On Living Small(er)

Yesterday, I wrote about the ways in which the pandemic has taken away certain choices… and how this might, in a way, be a good thing. And perhaps I am alone in feeling that sometimes too many choices are sometimes (all the time?) a bad thing. I often end up focusing too much on the choices I didn’t make or take. Some might call this a “fear of missing out” or a “fear of regret”. I have option A and option B. If I choose option A, I cannot partake in B and vice versa. How different would my life b if I had taken the other option, the one I didn’t? The bigger question: how different would my life b if so many of my brain cells weren’t mired in a swamp of meaningless choices. Do I want white American or yellow American cheese on my burger? Do I want whiter teeth or healthier gums (or at least the toothpastes that promise as much)? Sprite or 7up? How many conversations have you had or overhear where people are debating Coke or Pepsi? How many people do you know who define themselves by those choices alone? (And perhaps with good reason: by making a decision about which one you are going to drink and sticking with it, it possibly makes other decisions easier down the road. “I can’t go to restaurant X because they don’t serve Pepsi products.”)

And as a parent, I grapple regularly with the questions around: do I teach my kids how to make good decisions or do I protect them from ever having to make these types of meaningless decisions themselves for as long as I can? The answer is yes.

It is very easy and possible for kids to have a very big world and the pressure on parents to “give their kids everything” is immense.
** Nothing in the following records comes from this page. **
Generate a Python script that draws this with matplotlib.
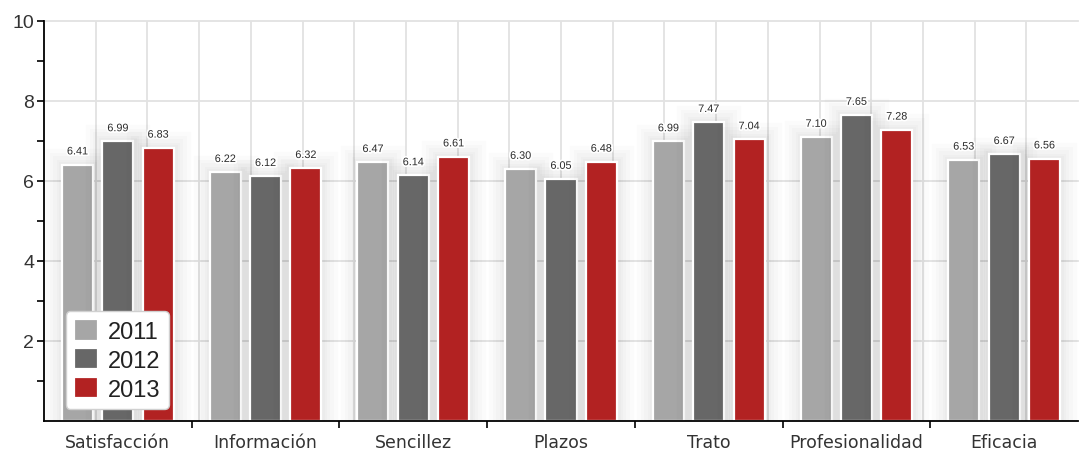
import matplotlib
matplotlib.use("Agg")
import matplotlib.pyplot as plt
import matplotlib.patheffects as pe
import numpy as np

categories = ["Satisfacción", "Información", "Sencillez", "Plazos", "Trato",
              "Profesionalidad", "Eficacia"]
years = ["2011", "2012", "2013"]
v2011 = [6.41, 6.22, 6.47, 6.30, 6.99, 7.10, 6.53]
v2012 = [6.99, 6.12, 6.14, 6.05, 7.47, 7.65, 6.67]
v2013 = [6.83, 6.32, 6.61, 6.48, 7.04, 7.28, 6.56]
series = [v2011, v2012, v2013]
colors = ["#a6a6a6", "#676767", "#b22222"]

fig = plt.figure(figsize=(10.82, 4.52), dpi=100)
ax = fig.add_axes([44 / 1082, 30 / 452, 1034 / 1082, 400 / 452])

n = len(categories)
span = 20.0
cw = span / n
centers = (np.arange(n) + 0.5) * cw
offs = [-0.78, 0.0, 0.78]
bw = 0.6

ax.set_xlim(0, span)
ax.set_ylim(0, 10)

# grid
for gx in range(1, 20):
    ax.axvline(gx, color="#e2e2e2", lw=1.3, zorder=0)
for gy in [2, 4, 6, 8, 10]:
    ax.axhline(gy, color="#e2e2e2", lw=1.3, zorder=0, clip_on=False)

glow = [pe.Stroke(linewidth=w, foreground="k", alpha=0.014) for w in (24, 18, 13, 8, 5)]
glow += [pe.Normal()]

for s, vals, col, yr in zip(range(3), series, colors, years):
    xs = centers + offs[s]
    bars = ax.bar(xs, vals, width=bw, color=col, edgecolor="white", linewidth=1.6,
                  zorder=2, label=yr)
    for b in bars:
        b.set_path_effects(glow)
    for x, v in zip(xs, vals):
        ax.annotate(f"{v:.2f}", (x, v), xytext=(0, 9.5), textcoords="offset points",
                    ha="center", va="center", fontsize=7.8, color="#2a2a2a",
                    family="Liberation Sans", zorder=4,
                    path_effects=[pe.withStroke(linewidth=2.5, foreground="white")])

# axes styling
for sp in ["top", "right"]:
    ax.spines[sp].set_visible(False)
ax.spines["left"].set_linewidth(1.3)
ax.spines["bottom"].set_linewidth(1.3)
ax.spines["left"].set_zorder(5)
ax.spines["bottom"].set_zorder(5)

ax.set_yticks([2, 4, 6, 8, 10])
ax.set_yticks([1, 3, 5, 7, 9], minor=True)
ax.tick_params(axis="y", which="both", length=5, width=1.2, pad=2, labelsize=14,
               labelcolor="#333333")
for t in ax.get_yticklabels():
    t.set_family("Liberation Sans")

ax.set_xticks(np.arange(1, n) * cw)
ax.set_xticklabels([])
ax.set_xticks(centers, minor=True)
ax.set_xticklabels(categories, minor=True, fontsize=12.5, color="#333333")
ax.tick_params(axis="x", which="major", length=5, width=1.2, direction="out")
ax.tick_params(axis="x", which="minor", length=0, pad=9)

leg = ax.legend(loc="lower left", bbox_to_anchor=(0.021, 0.03), borderaxespad=0,
                prop={"family": "Liberation Sans", "size": 17}, handlelength=1.0,
                handleheight=1.0, handletextpad=0.45, labelspacing=0.22,
                borderpad=0.35, fancybox=True, framealpha=1, edgecolor="#d0d0d0")
leg.get_frame().set_linewidth(1.0)
leg.set_zorder(6)
for h in leg.legend_handles:
    h.set_path_effects([])
    h.set_edgecolor("white")
for t in leg.get_texts():
    t.set_color("#222222")

fig.savefig("out.png", dpi=100, facecolor="white")
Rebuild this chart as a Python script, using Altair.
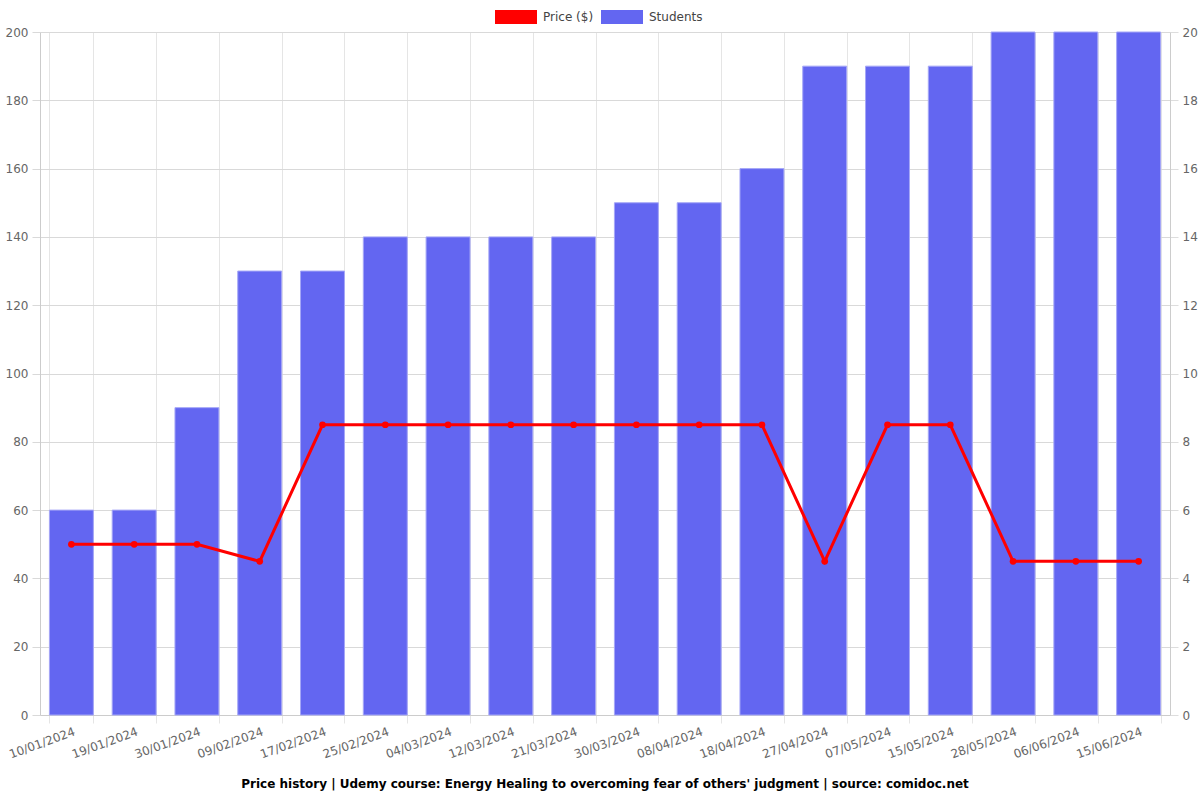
import altair as alt
import pandas as pd

dates = ["10/01/2024", "19/01/2024", "30/01/2024", "09/02/2024", "17/02/2024",
         "25/02/2024", "04/03/2024", "12/03/2024", "21/03/2024", "30/03/2024",
         "08/04/2024", "18/04/2024", "27/04/2024", "07/05/2024", "15/05/2024",
         "28/05/2024", "06/06/2024", "15/06/2024"]
students = [6, 6, 9, 13, 13, 14, 14, 14, 14, 15, 15, 16, 19, 19, 19, 20, 20, 20]
prices = [49.99, 49.99, 49.99, 44.99, 84.99, 84.99, 84.99, 84.99, 84.99, 84.99,
          84.99, 84.99, 44.99, 84.99, 84.99, 44.99, 44.99, 44.99]

series_names = ["Price ($)", "Students"]
series_colors = ["#ff0000", "#6366f1"]

df = pd.DataFrame({"date": dates, "students": students, "price": prices})

FONT = "DejaVu Sans"
LABEL_COLOR = "#666666"

color_scale = alt.Scale(domain=series_names, range=series_colors)
rect_path = "M-1.5,-0.5H1.5V0.5H-1.5Z"

x_enc = alt.X(
    "date:N",
    sort=dates,
    scale=alt.Scale(paddingInner=0.3, paddingOuter=0.15),
    axis=alt.Axis(
        title=None, labelAngle=340, labelAlign="right", labelBaseline="top",
        tickBand="extent", grid=True, gridColor="#e5e5e5",
        tickColor="#e5e5e5", tickSize=8, domainColor="#cccccc",
        labelColor=LABEL_COLOR, labelFont=FONT, labelFontSize=12,
        labelPadding=3, labelOffset=1,
    ),
)

bars = alt.Chart(df).transform_calculate(series="'Students'").mark_bar(
    stroke="#a5a7f7", strokeWidth=1
).encode(
    x=x_enc,
    y=alt.Y(
        "students:Q",
        scale=alt.Scale(domain=[0, 20], nice=False),
        axis=alt.Axis(
            orient="right", title=None, values=list(range(0, 21, 2)),
            grid=False, tickColor="#dddddd", tickSize=8, domainColor="#cccccc",
            labelColor=LABEL_COLOR, labelFont=FONT, labelFontSize=12, labelPadding=4,
        ),
    ),
    color=alt.Color(
        "series:N",
        scale=color_scale,
        legend=alt.Legend(
            title=None, orient="none", direction="horizontal",
            legendX=462, legendY=-29,
            symbolType=rect_path, symbolSize=784, symbolStrokeWidth=0,
            labelFont=FONT, labelFontSize=12, labelColor="#444444",
            labelOffset=13, columnPadding=7,
        ),
    ),
)

line = alt.Chart(df).transform_calculate(series="'Price ($)'").mark_line(
    strokeWidth=3, point=alt.OverlayMarkDef(filled=True, size=45, color="#ff0000")
).encode(
    x=alt.X("date:N", sort=dates),
    y=alt.Y(
        "price:Q",
        scale=alt.Scale(domain=[0, 200], nice=False),
        axis=alt.Axis(
            orient="left", title=None, values=list(range(0, 201, 20)),
            grid=True, gridColor="#d9d9d9", tickColor="#d9d9d9", tickSize=8,
            domainColor="#cccccc",
            labelColor=LABEL_COLOR, labelFont=FONT, labelFontSize=12, labelPadding=4,
        ),
    ),
    color=alt.Color("series:N", scale=color_scale, legend=None),
)

chart = (
    alt.layer(bars, line)
    .resolve_scale(y="independent")
    .properties(
        width=1130,
        height=683,
        padding={"left": 40, "top": 32, "right": 30, "bottom": 85},
        autosize=alt.AutoSizeParams(type="none"),
        title=alt.TitleParams(
            "Price history | Udemy course: Energy Healing to overcoming fear of others' judgment | source: comidoc.net",
            orient="bottom", font=FONT, fontSize=12, fontWeight="bold",
            color="#000000", offset=19,
        ),
    )
    .configure_view(stroke=None)
)

chart.save("out.html", embed_options={"renderer": "svg", "actions": False})
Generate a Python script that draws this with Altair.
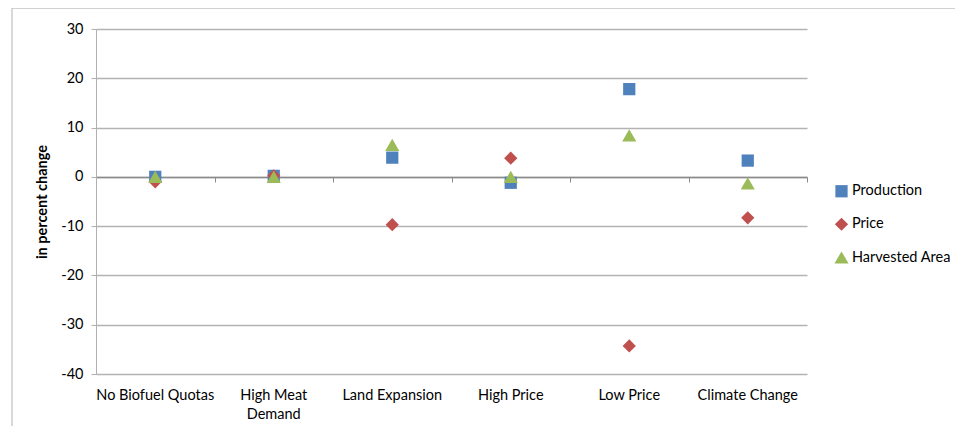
import altair as alt
import pandas as pd

scenarios = ["No Biofuel Quotas", "High Meat Demand", "Land Expansion",
             "High Price", "Low Price", "Climate Change"]
production = [0.0, 0.2, 3.9, -1.2, 17.8, 3.3]
price = [-1.0, 0.2, -9.7, 3.8, -34.3, -8.3]
harvested = [0.0, 0.0, 6.5, 0.0, 8.4, -1.3]

series = ["Production", "Price", "Harvested Area"]
colors = ["#4F81BD", "#C0504D", "#9BBB59"]
shapes = ["square", "diamond", "triangle-up"]
sizes = [150, 200, 200]

rows = []
for i, s in enumerate(scenarios):
    for name, vals in zip(series, [production, price, harvested]):
        rows.append({"scenario": s, "series": name, "value": vals[i],
                     "order": series.index(name)})
df = pd.DataFrame(rows)

FONT = "Lato"
FS = 14.5
xscale = alt.Scale(domain=scenarios, paddingInner=0, paddingOuter=0)
yscale = alt.Scale(domain=[-40, 30], nice=False)

points = alt.Chart(df).mark_point(filled=True, opacity=1).encode(
    x=alt.X("scenario:N", scale=xscale, sort=scenarios, title=None,
            axis=alt.Axis(orient="bottom", domain=False, ticks=False, labelAngle=0,
                          labelFontSize=FS, labelFont=FONT, labelColor="#000",
                          labelPadding=14, grid=False, labelLimit=200, labelLineHeight=19,
                          labelExpr="datum.label == 'High Meat Demand' ? ['High Meat', 'Demand'] : datum.label")),
    y=alt.Y("value:Q", scale=yscale, title="in percent change",
            axis=alt.Axis(values=[-40, -30, -20, -10, 0, 10, 20, 30],
                          labelExpr="'' + datum.value",
                          labelFontSize=FS, labelFont=FONT, labelColor="#000",
                          tickSize=5, tickColor="#b0b0b0", domainColor="#b0b0b0",
                          gridColor="#b3b3b3", gridWidth=1.3, labelPadding=8,
                          titleFont=FONT, titleFontSize=FS, titleFontWeight="bold",
                          titleColor="#000", titlePadding=11)),
    color=alt.Color("series:N", scale=alt.Scale(domain=series, range=colors),
                    legend=alt.Legend(title=None, orient="none", legendX=738, legendY=155,
                                      labelFont=FONT, labelFontSize=FS, labelColor="#000",
                                      labelOffset=3,
                                      rowPadding=18, symbolSize=110, symbolStrokeWidth=0)),
    shape=alt.Shape("series:N", scale=alt.Scale(domain=series, range=shapes), legend=None),
    size=alt.Size("series:N", scale=alt.Scale(domain=series, range=sizes), legend=None),
    order=alt.Order("order:Q"),
)

zero_axis = alt.Chart(pd.DataFrame({"scenario": scenarios})).mark_tick(opacity=0).encode(
    x=alt.X("scenario:N", scale=xscale, sort=scenarios, title=None,
            axis=alt.Axis(orient="bottom", labels=False, domain=True, domainColor="#8a8a8a",
                          domainWidth=1.5, ticks=True, tickBand="extent",
                          tickColor="#8a8a8a", tickSize=5, grid=False, offset=-197)),
)

frame = alt.Chart(pd.DataFrame({"a": [0]})).mark_rect(
    fill=None, stroke="#c4c4c4", strokeWidth=1.3, clip=False).encode(
    x=alt.value(-84), x2=alt.value(950), y=alt.value(-21), y2=alt.value(500))

chart = alt.layer(frame, zero_axis, points).resolve_axis(x="independent").properties(
    width=711, height=345,
    autosize=alt.AutoSizeParams(type="none"),
    padding={"left": 88, "top": 21, "right": 148, "bottom": 52},
    background="white",
).configure_view(stroke=None)

chart.save("out.html", embed_options={"renderer": "svg", "actions": False})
We have to give them every experience, every option. They have to try every sport. They have to speak five hundred languages. They have to have seen this, that, and the other thing. They have to do extra-curriculars and six languages They have to be well traveled.

I would be lying if I said that I’ve spent more hours than I can count, too many hours worrying over whether or not I’m offering my kids enough experiences and, yes, options.

I would also be lying if I didn’t say that the pandemic has taken away a lot of those fears and worries about whether or not I’m giving my kids enough experiences. A huge part of this is that their dad has been work from home for a while. With two parents much more present, I worry much less that I, as one, am doing enough. Of course, the pandemic has also made certain outings and activities impossible… for everyone, not just us. So not only are we not alone in this boat, but I’m not constantly looking outside of the walls of our home in search of giving my kids more.

This year was a big year for cicadas where we live. In any other big Brood X (which has a seventeen year cycle of emergence) year, I’m sure there would have been loads of programs related to cicadas through the parks system and the Smithsonian and probably even at schools in the area. There were this year. So one afternoon in the spring right after we had noticed their exit tunnels under a few of the trees in our yard, we started to pick up rocks and logs and flagstones in our yard. Our efforts were rewarded with the squirming, wriggling cicadas still encased in their shells and awaiting the warm weather they required to emerge from the ground and begin their journey (and discarding of their shells) up the trees.

Like many families around here (I am guessing) much of our discussions this spring and early summer was about the cicadas: the noise they make, their life cycles, where they live, etc…. Whenever her sister was otherwise occupied, my 8 year old and I would walk around the yard and the conversation would inevitable turn to the cicadas. She’d ask thoughtful questions and I’d do my best to answer them, knowing too that these questions would come up again and either her dad would know or we’d be able to look up the answers. These conversations were lovely and full of a mutual learning about each other and our interests and also about the cicadas. I think we might have covered more territory than would be possible in a more traditional cicada curriculum or program.

And so this is what I mean about how the pandemic taking away certain options has allowed us to live, yes, perhaps a smaller life, but, more importantly, a deeper one too.